Pic is of my advance unit, showing how the lines are not lining up, and evidently the start point of my issue (?).
advance unit.JPG

This pic shows how it should NOT look.
 
Yes, change everything back to the stock configuration. Change the wires at the points sets, then they will match the wiring diagram. It will all be less confusing this way.

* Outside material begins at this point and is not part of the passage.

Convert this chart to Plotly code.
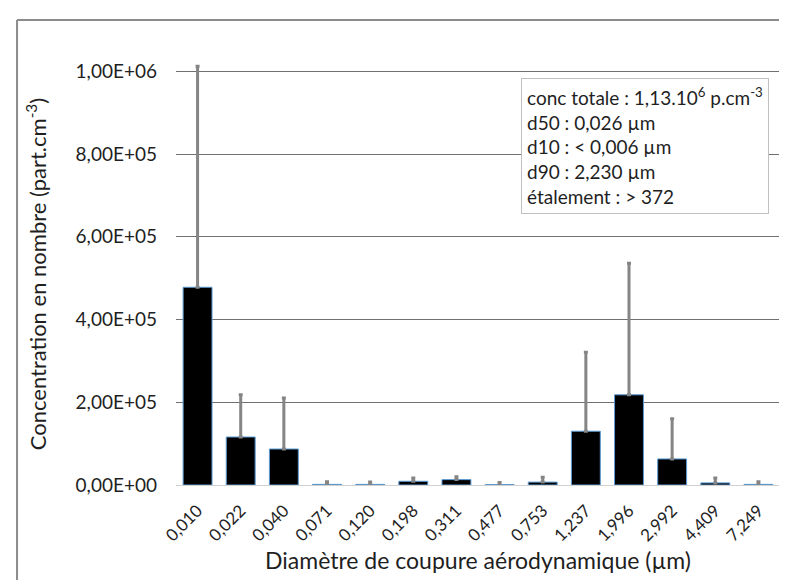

Yes, your advance rod install is incorrect, 180° off. Installing the advance rod correctly so the timing is locked in right is a two step affair. First step is to insure the alignment pins match side to side, stick out the same side of the rod. You say that's done correctly so the P.O. apparently got step one right. Second step is to install the rod so the alignment slash marks on the advance unit line up. That's where the problem occurred. Should be an easy fix now that you understand what needs doing.
 
Follow up to all this: advance unit and disc are now assembled correctly, with the disc mark and advance unit mark aligned. Rod pins were ok (and tight- no need to remove them), swapped the grey and orange leads so they are correct and agree with OEM schematic, and coil leads corrected at the coils. Static timed initially then checked with timing light, needed only a minor tweak on the left. Bike started up much better, although it wants to start on just one cylinder for the first minute or so (when cold), have to play with the throttle a bit, but overall sounds ok. Mercury stick check showed me the levels were still as I had them last summer, quite even at 3000, maybe a bit off at idle.

All this was with the EMGO automotive-type coils. As I had gotten OEM type, which I could never get to work, I put them on, just to see if they would. They did indeed and bike seemed ok with them also. So maybe I didn't really need them. Oh well.

My plan is to take it over to a friend next week to do a leak-down test on it, as I don't have the needed tools to do that. My compression test showed about 135 psi each side when I started all this last summer, but we may do that test over again also. Goal is to decide if I need to go into the top end and freshen things, or leave it all alone (for now?)

Thanks all for the help, it is appreciated!